Uma pessoa parte aos 88 anos de idade e muito provavelmente sabe que ainda assim perdeu imenso, tal a vontade com que se agarrava à vida. Ciente como sempre foi da sua própria mortalidade, mas igualmente consciente do dom que consigo carregava, este homem tudo fazia para o explorar ao limite, dedicando a sua vida quase que exclusivamente à pintura, trabalhando todos os dias num regime extremamente rígido, de várias sessões diárias, pois sabia que o relógio estava constantemente a marcar e cada segundo desperdiçado era um pedaço de vida deitado à rua, um luxo a que não se permitia. Era assim Lucien Freud, um dos mais importantes pintores dos séculos XX e XXI, falecido a 20 de Julho último. Para este irredutível realista na torrente de abstracção que dominou o pós-II Guerra, tão preciosa era a sua arte como esse outro dom de que todos somos dotados durante um período demasiado breve, como ele bem o sabia, o próprio tempo. Por isso dele fez uso por inteiro, de corpo e alma, e por ele terá prescindido de tudo o resto, à excepção de respirar e pouco mais, acredito.

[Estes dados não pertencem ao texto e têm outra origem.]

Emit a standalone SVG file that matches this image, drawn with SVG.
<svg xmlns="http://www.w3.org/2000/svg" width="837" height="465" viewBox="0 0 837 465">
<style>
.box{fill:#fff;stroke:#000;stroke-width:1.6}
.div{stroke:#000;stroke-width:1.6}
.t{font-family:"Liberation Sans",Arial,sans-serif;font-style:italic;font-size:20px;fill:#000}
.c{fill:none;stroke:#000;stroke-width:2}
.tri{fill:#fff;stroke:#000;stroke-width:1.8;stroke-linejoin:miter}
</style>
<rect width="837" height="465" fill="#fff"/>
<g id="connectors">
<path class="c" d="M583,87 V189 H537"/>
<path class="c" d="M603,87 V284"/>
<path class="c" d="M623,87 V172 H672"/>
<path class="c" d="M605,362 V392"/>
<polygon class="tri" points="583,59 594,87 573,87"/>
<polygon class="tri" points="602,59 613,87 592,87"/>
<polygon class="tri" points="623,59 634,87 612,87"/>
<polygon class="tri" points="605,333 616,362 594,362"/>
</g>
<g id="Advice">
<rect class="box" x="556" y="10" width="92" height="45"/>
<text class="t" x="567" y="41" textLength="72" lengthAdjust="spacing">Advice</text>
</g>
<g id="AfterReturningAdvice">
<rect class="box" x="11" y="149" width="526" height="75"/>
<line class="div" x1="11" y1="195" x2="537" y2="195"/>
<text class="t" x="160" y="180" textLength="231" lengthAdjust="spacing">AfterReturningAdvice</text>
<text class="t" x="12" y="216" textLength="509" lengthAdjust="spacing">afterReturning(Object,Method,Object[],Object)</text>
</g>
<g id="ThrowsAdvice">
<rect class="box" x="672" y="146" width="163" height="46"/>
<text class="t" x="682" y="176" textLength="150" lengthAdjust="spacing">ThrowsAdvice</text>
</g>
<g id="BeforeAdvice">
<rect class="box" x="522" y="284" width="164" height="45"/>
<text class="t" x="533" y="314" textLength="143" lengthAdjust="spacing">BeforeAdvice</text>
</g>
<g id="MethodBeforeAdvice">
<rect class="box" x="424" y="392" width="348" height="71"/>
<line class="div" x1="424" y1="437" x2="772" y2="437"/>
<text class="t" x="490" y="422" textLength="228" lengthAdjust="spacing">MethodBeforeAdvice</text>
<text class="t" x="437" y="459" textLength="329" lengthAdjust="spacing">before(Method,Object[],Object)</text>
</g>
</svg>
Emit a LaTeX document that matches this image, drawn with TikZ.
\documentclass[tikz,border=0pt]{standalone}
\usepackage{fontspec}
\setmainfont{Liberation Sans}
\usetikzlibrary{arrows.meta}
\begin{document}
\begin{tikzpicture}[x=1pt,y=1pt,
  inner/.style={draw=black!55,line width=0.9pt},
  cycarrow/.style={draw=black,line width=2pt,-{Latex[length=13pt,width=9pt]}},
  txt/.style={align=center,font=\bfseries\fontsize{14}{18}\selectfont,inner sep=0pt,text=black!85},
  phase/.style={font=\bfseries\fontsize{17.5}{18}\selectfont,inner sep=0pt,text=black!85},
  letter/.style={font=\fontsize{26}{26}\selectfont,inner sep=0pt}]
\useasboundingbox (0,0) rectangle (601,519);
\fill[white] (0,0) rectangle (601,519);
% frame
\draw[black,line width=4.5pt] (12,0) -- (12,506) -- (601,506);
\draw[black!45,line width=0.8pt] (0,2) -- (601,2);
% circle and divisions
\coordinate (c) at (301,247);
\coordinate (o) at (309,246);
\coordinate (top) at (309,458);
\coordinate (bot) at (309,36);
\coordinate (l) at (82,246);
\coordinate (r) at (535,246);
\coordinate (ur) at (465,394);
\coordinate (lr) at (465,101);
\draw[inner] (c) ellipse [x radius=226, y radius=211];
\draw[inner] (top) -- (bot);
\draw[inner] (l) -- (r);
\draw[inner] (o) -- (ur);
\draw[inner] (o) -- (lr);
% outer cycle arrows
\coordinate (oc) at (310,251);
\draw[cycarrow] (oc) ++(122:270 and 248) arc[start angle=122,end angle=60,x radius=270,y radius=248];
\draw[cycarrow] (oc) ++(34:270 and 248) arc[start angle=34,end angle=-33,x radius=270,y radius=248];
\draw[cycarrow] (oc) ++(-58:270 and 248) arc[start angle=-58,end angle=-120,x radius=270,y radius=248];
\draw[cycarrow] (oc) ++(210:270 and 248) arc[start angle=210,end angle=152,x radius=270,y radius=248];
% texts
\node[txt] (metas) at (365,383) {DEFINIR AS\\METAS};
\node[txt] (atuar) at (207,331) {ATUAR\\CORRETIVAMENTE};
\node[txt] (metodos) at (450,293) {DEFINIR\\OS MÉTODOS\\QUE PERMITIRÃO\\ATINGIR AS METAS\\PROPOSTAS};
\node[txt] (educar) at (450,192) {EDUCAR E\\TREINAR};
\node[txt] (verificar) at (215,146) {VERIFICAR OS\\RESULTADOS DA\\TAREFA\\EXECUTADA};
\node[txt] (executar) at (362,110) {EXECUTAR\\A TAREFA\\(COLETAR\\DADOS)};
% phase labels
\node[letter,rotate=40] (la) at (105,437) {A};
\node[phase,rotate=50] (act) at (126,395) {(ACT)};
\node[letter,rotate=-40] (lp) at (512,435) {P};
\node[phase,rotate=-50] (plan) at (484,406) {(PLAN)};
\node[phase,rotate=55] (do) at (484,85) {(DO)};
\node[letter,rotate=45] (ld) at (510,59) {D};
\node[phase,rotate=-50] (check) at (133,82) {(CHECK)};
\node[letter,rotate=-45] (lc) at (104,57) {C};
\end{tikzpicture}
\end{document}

3 Dias depois, a 23 desse mesmo mês de Julho, eis que parte uma outra pessoa, mas esta detentora de apenas 27 primaveras. Ou seja, com qualquer coisa como 61 anos de vida gozada a menos, se directamente comparada com a de Lucien. Obviamente que poderia até durar mais que os 88, mas seguramente jamais teria essa curiosidade em viver até lá, pois para esta outra figura da arte, a vida parece nunca ter sido assunto a merecer-lhe atenção por aí além. Apesar de ser igualmente senhora de um dom que a colocava, e colocaria, ao nível das melhores, caso assim o tivesse querido, Amy Winehouse sempre se mostrou uma figura para quem a vida parecia ser um empecilho, mas principalmente a vida de fama a que se tentara mas de que, curiosamente, fugia a sete pés. Tinha tudo para ser uma estrela, desfrutar do êxito que parecia querer persegui-la impiedosamente, mas, ao contrário de o adoptar, virava-lhe as costas e dedicava-se à auto-destruição, através do excessivo consumo de álcool e de drogas. Alheada da vida, tudo parecia fazer para que a mesma a deixasse em paz, o que acabou por conseguir finalmente a 23 último.
Duas figuras das artes: uma mais do que consagrada e experiente, e ainda assim desejosa de poder esticar o seu tempo de estada entre nós; a outra ainda no início, mas a dar já provas de que poderia voar até onde quisesse, e em vez disso a desperdiçar todo o tempo que poderia ter tido pela frente, caso o tivesse abraçado de bom grado. Dá deus nozes a quem não tem dentes ou a prova provada de que não existem duas pessoas, duas personalidades, iguais, sequer semelhantes. Que mesmo sabendo da exclusiva riqueza do que tinham para dar, uma certamente partiu sem pressa, a mais velha, experiente, consagrada, enquanto que a mais nova, em ascensão, promessa já quase certeza, correu ela mesmo para o abismo, atirando-se a ele sem receios de o fazer, na presa que tinha de desaparecer deste mundo que tanto parecia incomodá-la.
Certo é que ambos serão para sempre lembrados. Ele por ter dado tudo, ou quase, do que podia e sabia, ela por ter prometido tanto e deixar no ar a ideia de que poderia ter ido tão mais além, desperdiçando cedo de mais o que poderia ter sido uma vida cheia, partilhada com aqueles a quem agora apenas resta o travo amargo da desilusão e de tantas expectativas goradas.
Teria o outro Freud, o Sigmund, avô deste agora falecido, conseguido explicar este fenómeno por via da sua psicanálise? Que ele há coisas realmente difíceis de entender.